→ **Data lines**:

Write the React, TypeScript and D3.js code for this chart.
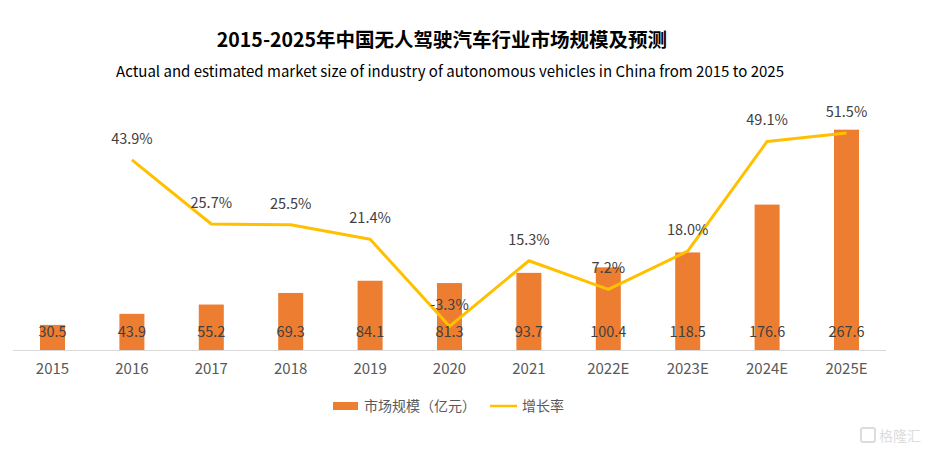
import React from "react"
import * as d3 from "d3"

const years = ["2015", "2016", "2017", "2018", "2019", "2020", "2021", "2022E", "2023E", "2024E", "2025E"]
const marketSize = [30.5, 43.9, 55.2, 69.3, 84.1, 81.3, 93.7, 100.4, 118.5, 176.6, 267.6]
// growth rate starts in 2016
const growthYears = ["2016", "2017", "2018", "2019", "2020", "2021", "2022E", "2023E", "2024E", "2025E"]
const growthRate = [43.9, 25.7, 25.5, 21.4, -3.3, 15.3, 7.2, 18.0, 49.1, 51.5]

const FONT = "'Noto Sans CJK SC', 'Noto Sans', sans-serif"

export default function App() {
  const width = 937
  const height = 454
  const left = 13
  const right = 886
  const baseY = 350
  const topY = 103

  const x = d3.scaleBand().domain(years).range([left, right]).paddingInner(0.685).paddingOuter(0.34)
  const y = d3.scaleLinear().domain([0, 300]).range([baseY, topY])
  const y2 = d3.scaleLinear().domain([-10, 60]).range([baseY, topY])
  const cx = (d: string) => (x(d) || 0) + x.bandwidth() / 2

  const line = d3
    .line<number>()
    .x((_, i) => cx(growthYears[i]))
    .y((d) => y2(d))

  return (
    <svg width={width} height={height} style={{ position: "absolute", left: 0, top: 0, background: "#fff" }}>
      <text x={442} y={47} textAnchor="middle" fontFamily={FONT} fontSize={19.5} fontWeight="bold" fill="#000">
        2015-2025年中国无人驾驶汽车行业市场规模及预测
      </text>
      <text x={450} y={77} textAnchor="middle" fontFamily={FONT} fontSize={15} fill="#000">
        Actual and estimated market size of industry of autonomous vehicles in China from 2015 to 2025
      </text>

      {years.map((d, i) => (
        <rect key={d} x={x(d)} y={y(marketSize[i])} width={x.bandwidth()} height={baseY - y(marketSize[i])} fill="#ED7D31" />
      ))}

      <line x1={left} x2={right} y1={baseY + 0.5} y2={baseY + 0.5} stroke="#D9D9D9" strokeWidth={1} />

      {years.map((d) => (
        <text key={d} x={cx(d)} y={374} textAnchor="middle" fontFamily={FONT} fontSize={15} fill="#595959">
          {d}
        </text>
      ))}

      <path d={line(growthRate) || ""} fill="none" stroke="#FFC000" strokeWidth={3} strokeLinejoin="round" />

      {years.map((d, i) => (
        <text key={d} x={cx(d)} y={337} textAnchor="middle" fontFamily={FONT} fontSize={14.5} fill="#404040">
          {marketSize[i].toFixed(1)}
        </text>
      ))}

      {growthYears.map((d, i) => (
        <text key={d} x={cx(d)} y={y2(growthRate[i]) - 16} textAnchor="middle" fontFamily={FONT} fontSize={14.5} fill="#404040">
          {growthRate[i].toFixed(1)}%
        </text>
      ))}

      <g fontFamily={FONT} fontSize={14} fill="#595959">
        <rect x={333} y={402} width={25} height={8} fill="#ED7D31" />
        <text x={364} y={411}>市场规模（亿元）</text>
        <line x1={490} x2={517} y1={406} y2={406} stroke="#FFC000" strokeWidth={2.5} />
        <text x={522} y={411}>增长率</text>
      </g>

      <g opacity={0.5}>
        <rect x={861} y={428} width={14} height={14} rx={2} fill="none" stroke="#bbb" strokeWidth={2} />
        <text x={879} y={441} fontFamily={FONT} fontSize={14} fill="#bbb">格隆汇</text>
      </g>
    </svg>
  )
}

→ **Task description**:
From the listing above, copy all lines holding the word "React".

→ **Reply**:
Write the React, TypeScript and D3.js code for this chart.
import React from "react"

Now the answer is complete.